For the first time in history, scientists have successfully implanted lab-grown vaginal organs in human patients.

The organs, grown with the patients’ own tissue, were implanted between June 2005 and October 2008 in four teenage girls who each lacked or had an underdeveloped vagina and uterus, the result of a rare genetic condition called Mayer-Rokitansky-Kuster-Hauser (MRKH) syndrome.

Years after the two-hour procedures, annual follow-up visits showed that the surgeries had been a success: The new organs functioned normally, including during sex, and their tissue was indistinguishable from the native tissue that had already been there.

The findings offer hope not only for those with MRKH syndrome, but also for those suffering from vaginal cancers or injuries.

“This pilot study is the first to demonstrate that vaginal organs can be constructed in the lab and used successfully in humans,” said Dr. Anthony Atala, director of the Wake Forest Institute for Regenerative Medicine, which took part in the procedures. “This may represent a new option for patients who require vaginal reconstructive surgeries. In addition, this study is one more example of how regenerative medicine strategies can be applied to a variety of tissues and organs.”

If ultimately approved by the FDA – a prospect that still remains years away – the operation may even become an option for men seeking a sex change.

The process was carried out by specialists from medical centers in both the U.S. and Mexico. First, doctors took a biopsy of each patient’s external genitals, extracting muscle and epithelial cells, or cells that line the body’s cavities.

They then sent the samples to a manufacturing facility, where the cells were expanded and placed on biodegradable material that was hand-sewn “into a vagina-like shape,” each “tailor-made” to fit each patient, a release on the findings said.

Previous research in Atala’s lab had shown that once these so-called "scaffolds" are implanted in the body, blood vessels and nerves form and cells expand to create tissue. The cells also build a “permanent support structure – gradually replacing the engineered scaffold with a new organ,” the release said.

Surgeons carried out this part of the procedure five or six weeks after the biopsies. At the HIMFG Tissue Engineering Laboratory in Mexico City, which has a partnership with the Wake Forest medical center, they carved a canal in the patients’ pelvises, then sutured the scaffolds to their reproductive structures.

It’s similar to the methods Atala and his team used to build replacement bladders for nine children starting in 1998, and implant lab-built urethras in young boys. And it worked. ​​​​​​​​​​

"They now have their own organ, made out of their own tissue, so the body did recognize it as being their own. In fact, the organ grew as the patients grew," Atala tells U.S. News. "We followed this very closely: did yearly X-rays, visualized them yearly with endoscopy, did biopsies, did sexual function questionnaires yearly, and they were still in the normal range eight years later."​

The procedure is still a long way from becoming common practice, and Atala's team declined to estimate its cost.

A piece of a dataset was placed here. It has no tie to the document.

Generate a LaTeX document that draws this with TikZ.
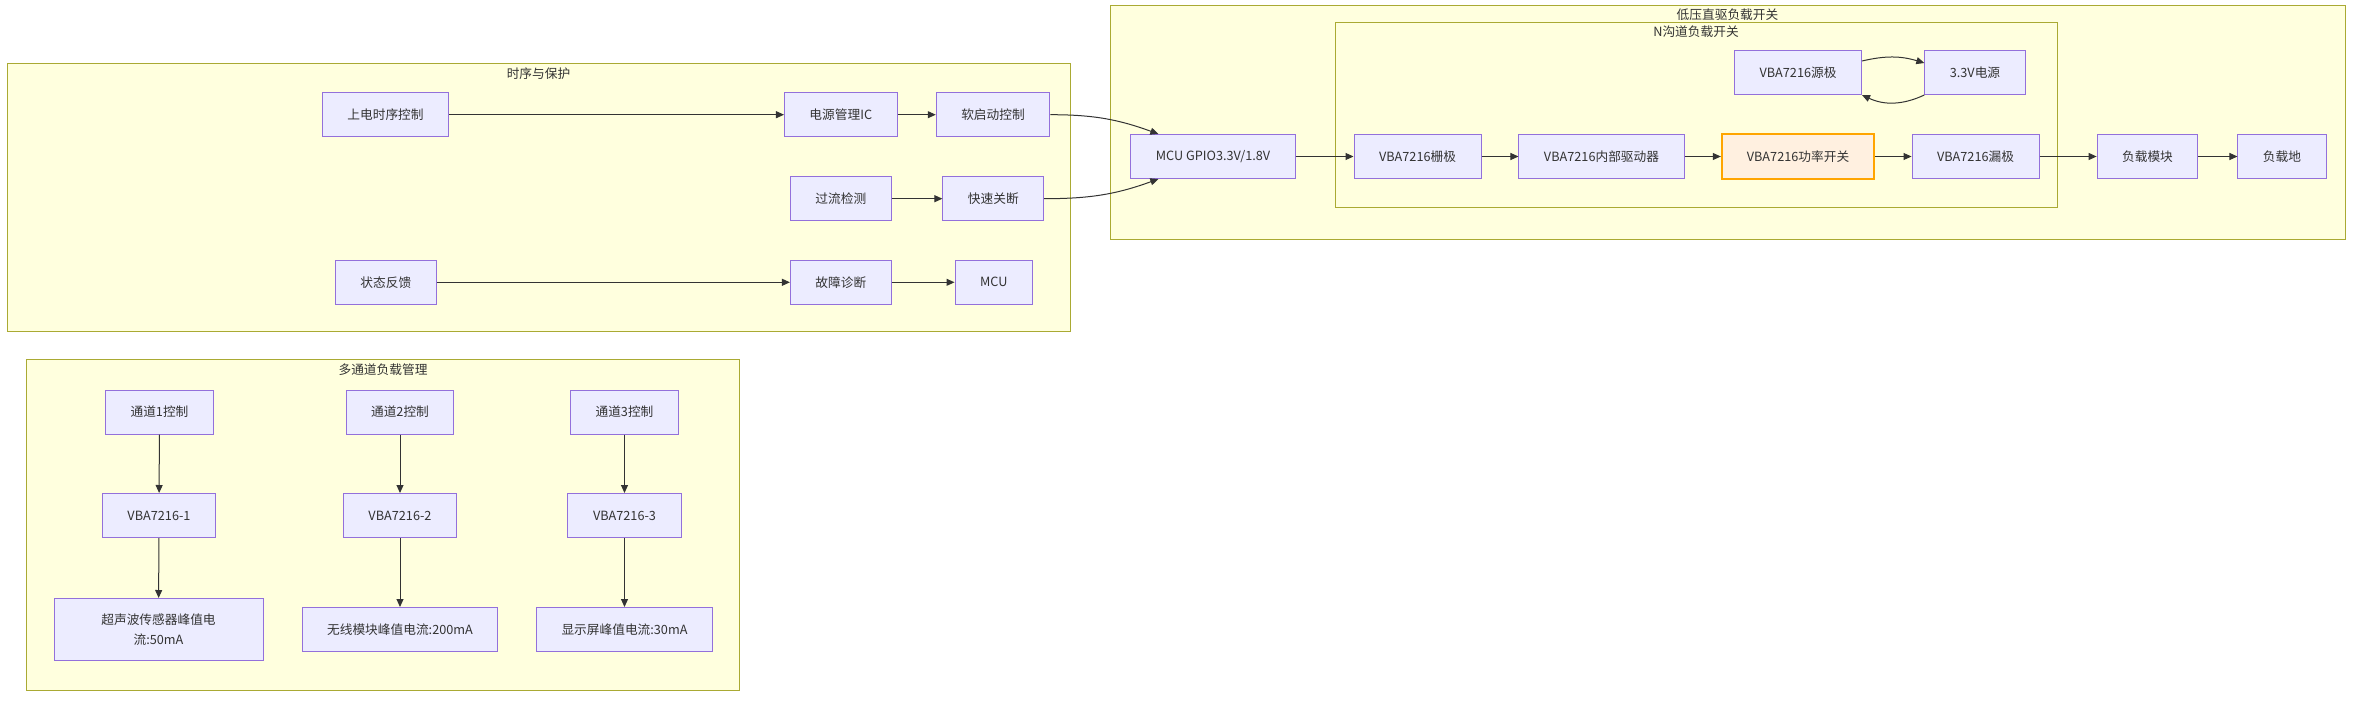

"Even if we were able to add up the cost of materials and researchers’ time, the costs to treat these first four patients wouldn’t correspond to what the treatment would cost if it is one day commercially available," they say in an emailed statement to U.S. News.

For the four women, though, and the doctors who performed the procedure, "It was very rewarding," Atala says. "With these conditions that they had, it's not just the anatomical defect, it's also the overall emotional well-being for them – for any patient – who has this type of challenge."

The new procedure he and his team used could offer some advantages over current treatments for MRHK, which call for dilating existing tissue or using reconstructive surgery to create completely new vaginal tissue, at times by using skin grafts of tissue that lines the abdominal cavity.

This method can be rife with problems: The so-called vaginal “substitutes” frequently lack a muscle layer, which can lead to a contracting or narrowing of the vagina. As many as 75 percent of pediatric patients suffer complications from the procedure, most often due to narrowing or contracting.

The new procedure has been in the works since the early 1990s, when Atala and his team first explored lab-built vaginas in rabbits and mice.